──────── AVAILABLE DATA

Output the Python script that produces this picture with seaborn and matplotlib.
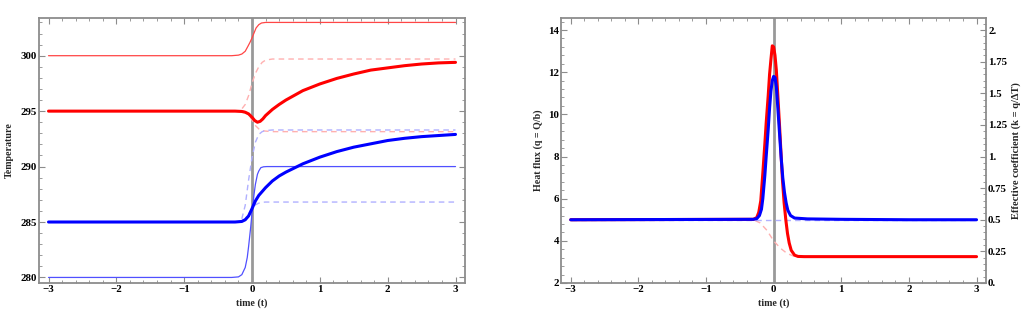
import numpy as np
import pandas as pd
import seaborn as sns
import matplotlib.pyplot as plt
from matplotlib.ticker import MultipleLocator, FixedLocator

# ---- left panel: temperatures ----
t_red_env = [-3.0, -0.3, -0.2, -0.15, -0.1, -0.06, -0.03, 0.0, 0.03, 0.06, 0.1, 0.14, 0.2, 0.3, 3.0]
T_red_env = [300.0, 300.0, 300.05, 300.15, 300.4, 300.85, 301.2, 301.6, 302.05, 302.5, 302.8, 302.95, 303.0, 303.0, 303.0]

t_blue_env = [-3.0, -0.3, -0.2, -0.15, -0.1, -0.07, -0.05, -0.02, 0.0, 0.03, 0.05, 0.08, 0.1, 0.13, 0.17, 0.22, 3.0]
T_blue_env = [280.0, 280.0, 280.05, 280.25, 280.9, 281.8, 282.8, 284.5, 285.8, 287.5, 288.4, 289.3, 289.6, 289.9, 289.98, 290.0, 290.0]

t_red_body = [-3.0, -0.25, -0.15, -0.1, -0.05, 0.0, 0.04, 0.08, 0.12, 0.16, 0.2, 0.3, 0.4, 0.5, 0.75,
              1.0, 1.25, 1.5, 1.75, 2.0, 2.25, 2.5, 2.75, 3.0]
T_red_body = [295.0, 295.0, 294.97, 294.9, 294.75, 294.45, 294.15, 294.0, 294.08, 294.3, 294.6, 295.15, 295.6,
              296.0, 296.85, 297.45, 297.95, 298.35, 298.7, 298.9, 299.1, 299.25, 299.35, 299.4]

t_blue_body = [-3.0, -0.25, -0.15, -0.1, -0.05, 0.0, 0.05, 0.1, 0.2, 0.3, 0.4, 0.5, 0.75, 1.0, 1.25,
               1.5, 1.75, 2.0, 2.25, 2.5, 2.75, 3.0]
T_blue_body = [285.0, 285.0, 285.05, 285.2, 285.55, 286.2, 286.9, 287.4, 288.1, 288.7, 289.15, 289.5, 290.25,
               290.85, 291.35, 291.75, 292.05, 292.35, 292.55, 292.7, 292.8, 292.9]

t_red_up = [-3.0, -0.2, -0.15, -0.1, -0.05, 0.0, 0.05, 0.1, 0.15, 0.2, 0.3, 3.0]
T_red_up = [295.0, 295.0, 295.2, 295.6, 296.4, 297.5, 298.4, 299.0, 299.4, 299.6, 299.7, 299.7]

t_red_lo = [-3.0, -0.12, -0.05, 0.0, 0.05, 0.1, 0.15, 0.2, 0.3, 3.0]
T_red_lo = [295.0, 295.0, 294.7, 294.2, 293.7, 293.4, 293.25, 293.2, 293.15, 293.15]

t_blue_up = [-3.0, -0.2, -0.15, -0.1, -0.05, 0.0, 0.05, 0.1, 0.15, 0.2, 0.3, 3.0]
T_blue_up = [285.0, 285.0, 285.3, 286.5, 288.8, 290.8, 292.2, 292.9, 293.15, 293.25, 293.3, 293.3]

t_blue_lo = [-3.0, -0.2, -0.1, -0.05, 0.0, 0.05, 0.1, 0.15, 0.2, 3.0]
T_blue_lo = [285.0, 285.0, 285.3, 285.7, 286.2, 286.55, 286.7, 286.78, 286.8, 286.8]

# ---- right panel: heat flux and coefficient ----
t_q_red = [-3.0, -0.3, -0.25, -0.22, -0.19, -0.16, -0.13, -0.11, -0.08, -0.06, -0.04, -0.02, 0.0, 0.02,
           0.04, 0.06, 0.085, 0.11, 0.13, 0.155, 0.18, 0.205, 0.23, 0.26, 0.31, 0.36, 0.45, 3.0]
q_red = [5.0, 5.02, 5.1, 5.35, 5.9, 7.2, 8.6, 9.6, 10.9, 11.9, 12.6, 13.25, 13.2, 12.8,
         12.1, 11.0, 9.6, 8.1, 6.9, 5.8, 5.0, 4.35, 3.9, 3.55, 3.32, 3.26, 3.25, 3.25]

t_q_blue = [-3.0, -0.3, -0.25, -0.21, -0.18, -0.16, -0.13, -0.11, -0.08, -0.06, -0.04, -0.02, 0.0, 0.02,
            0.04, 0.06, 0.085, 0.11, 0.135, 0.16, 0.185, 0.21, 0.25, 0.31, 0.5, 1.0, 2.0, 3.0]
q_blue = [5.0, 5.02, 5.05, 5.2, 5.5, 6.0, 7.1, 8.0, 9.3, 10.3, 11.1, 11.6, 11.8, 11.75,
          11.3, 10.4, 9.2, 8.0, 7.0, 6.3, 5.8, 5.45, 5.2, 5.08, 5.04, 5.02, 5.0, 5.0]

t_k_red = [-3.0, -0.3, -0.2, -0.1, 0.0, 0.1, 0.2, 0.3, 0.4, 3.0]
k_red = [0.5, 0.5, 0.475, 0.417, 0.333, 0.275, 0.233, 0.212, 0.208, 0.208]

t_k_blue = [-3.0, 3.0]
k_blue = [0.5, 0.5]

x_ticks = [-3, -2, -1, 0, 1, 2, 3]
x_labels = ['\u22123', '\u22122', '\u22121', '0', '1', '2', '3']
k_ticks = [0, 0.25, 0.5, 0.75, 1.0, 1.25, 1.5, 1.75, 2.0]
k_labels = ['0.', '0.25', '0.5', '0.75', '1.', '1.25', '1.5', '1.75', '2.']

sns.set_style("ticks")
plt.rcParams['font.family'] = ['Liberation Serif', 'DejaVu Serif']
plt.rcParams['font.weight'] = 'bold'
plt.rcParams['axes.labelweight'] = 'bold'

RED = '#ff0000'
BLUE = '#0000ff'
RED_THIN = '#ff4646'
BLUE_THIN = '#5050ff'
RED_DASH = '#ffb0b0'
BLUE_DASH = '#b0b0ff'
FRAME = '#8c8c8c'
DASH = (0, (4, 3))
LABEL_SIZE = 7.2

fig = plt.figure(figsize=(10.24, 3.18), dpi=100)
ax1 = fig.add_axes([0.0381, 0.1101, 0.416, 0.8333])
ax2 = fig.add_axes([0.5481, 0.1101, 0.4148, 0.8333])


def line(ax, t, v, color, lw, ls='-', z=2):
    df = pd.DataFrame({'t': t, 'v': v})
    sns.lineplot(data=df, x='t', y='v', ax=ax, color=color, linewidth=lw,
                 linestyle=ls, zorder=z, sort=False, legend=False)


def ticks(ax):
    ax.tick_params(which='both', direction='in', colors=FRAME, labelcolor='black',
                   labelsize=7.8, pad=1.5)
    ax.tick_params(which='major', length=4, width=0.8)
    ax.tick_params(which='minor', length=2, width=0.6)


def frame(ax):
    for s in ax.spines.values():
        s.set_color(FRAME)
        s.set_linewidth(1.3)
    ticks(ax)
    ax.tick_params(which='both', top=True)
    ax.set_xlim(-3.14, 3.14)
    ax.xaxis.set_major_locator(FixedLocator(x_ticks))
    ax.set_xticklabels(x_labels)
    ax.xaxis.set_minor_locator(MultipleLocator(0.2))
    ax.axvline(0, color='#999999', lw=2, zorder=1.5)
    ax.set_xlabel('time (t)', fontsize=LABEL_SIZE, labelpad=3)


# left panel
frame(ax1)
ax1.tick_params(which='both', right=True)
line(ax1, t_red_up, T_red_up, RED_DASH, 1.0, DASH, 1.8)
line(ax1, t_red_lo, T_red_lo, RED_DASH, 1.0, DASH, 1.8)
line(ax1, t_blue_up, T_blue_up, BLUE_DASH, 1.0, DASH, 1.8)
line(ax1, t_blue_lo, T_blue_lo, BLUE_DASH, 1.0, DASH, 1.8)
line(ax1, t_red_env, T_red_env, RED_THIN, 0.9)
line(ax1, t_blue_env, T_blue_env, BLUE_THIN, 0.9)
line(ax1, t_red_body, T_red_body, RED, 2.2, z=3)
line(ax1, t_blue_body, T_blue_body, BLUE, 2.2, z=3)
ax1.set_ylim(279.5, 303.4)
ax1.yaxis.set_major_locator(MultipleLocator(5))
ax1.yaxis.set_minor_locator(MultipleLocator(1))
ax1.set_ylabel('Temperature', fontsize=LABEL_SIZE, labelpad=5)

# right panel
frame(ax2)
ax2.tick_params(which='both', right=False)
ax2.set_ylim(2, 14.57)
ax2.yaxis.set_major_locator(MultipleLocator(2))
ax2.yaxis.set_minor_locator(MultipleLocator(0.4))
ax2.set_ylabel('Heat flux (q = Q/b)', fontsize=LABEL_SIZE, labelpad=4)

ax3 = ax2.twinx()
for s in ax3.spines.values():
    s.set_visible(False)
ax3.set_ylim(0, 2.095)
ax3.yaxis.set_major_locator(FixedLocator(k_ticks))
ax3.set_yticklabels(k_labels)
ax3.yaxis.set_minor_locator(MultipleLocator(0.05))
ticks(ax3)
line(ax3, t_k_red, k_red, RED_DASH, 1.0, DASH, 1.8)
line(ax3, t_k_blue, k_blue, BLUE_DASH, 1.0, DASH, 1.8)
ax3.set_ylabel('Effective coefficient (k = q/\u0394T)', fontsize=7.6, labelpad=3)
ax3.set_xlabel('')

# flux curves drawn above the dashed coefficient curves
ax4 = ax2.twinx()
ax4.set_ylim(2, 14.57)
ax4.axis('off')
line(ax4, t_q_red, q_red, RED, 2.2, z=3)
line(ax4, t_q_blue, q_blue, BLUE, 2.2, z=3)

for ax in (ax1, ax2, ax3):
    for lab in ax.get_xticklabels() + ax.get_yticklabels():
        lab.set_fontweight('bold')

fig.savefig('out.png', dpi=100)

────────────────

EXERCISE DETAILS — Exactly as written, please give again the lines from the beginning of the listing through the line containing "292.7, 292.8, 292.9]", inclusive, without any pictures.

ANSWER TO THE TASK —
Output the Python script that produces this picture with seaborn and matplotlib.
import numpy as np
import pandas as pd
import seaborn as sns
import matplotlib.pyplot as plt
from matplotlib.ticker import MultipleLocator, FixedLocator

# ---- left panel: temperatures ----
t_red_env = [-3.0, -0.3, -0.2, -0.15, -0.1, -0.06, -0.03, 0.0, 0.03, 0.06, 0.1, 0.14, 0.2, 0.3, 3.0]
T_red_env = [300.0, 300.0, 300.05, 300.15, 300.4, 300.85, 301.2, 301.6, 302.05, 302.5, 302.8, 302.95, 303.0, 303.0, 303.0]

t_blue_env = [-3.0, -0.3, -0.2, -0.15, -0.1, -0.07, -0.05, -0.02, 0.0, 0.03, 0.05, 0.08, 0.1, 0.13, 0.17, 0.22, 3.0]
T_blue_env = [280.0, 280.0, 280.05, 280.25, 280.9, 281.8, 282.8, 284.5, 285.8, 287.5, 288.4, 289.3, 289.6, 289.9, 289.98, 290.0, 290.0]

t_red_body = [-3.0, -0.25, -0.15, -0.1, -0.05, 0.0, 0.04, 0.08, 0.12, 0.16, 0.2, 0.3, 0.4, 0.5, 0.75,
              1.0, 1.25, 1.5, 1.75, 2.0, 2.25, 2.5, 2.75, 3.0]
T_red_body = [295.0, 295.0, 294.97, 294.9, 294.75, 294.45, 294.15, 294.0, 294.08, 294.3, 294.6, 295.15, 295.6,
              296.0, 296.85, 297.45, 297.95, 298.35, 298.7, 298.9, 299.1, 299.25, 299.35, 299.4]

t_blue_body = [-3.0, -0.25, -0.15, -0.1, -0.05, 0.0, 0.05, 0.1, 0.2, 0.3, 0.4, 0.5, 0.75, 1.0, 1.25,
               1.5, 1.75, 2.0, 2.25, 2.5, 2.75, 3.0]
T_blue_body = [285.0, 285.0, 285.05, 285.2, 285.55, 286.2, 286.9, 287.4, 288.1, 288.7, 289.15, 289.5, 290.25,
               290.85, 291.35, 291.75, 292.05, 292.35, 292.55, 292.7, 292.8, 292.9]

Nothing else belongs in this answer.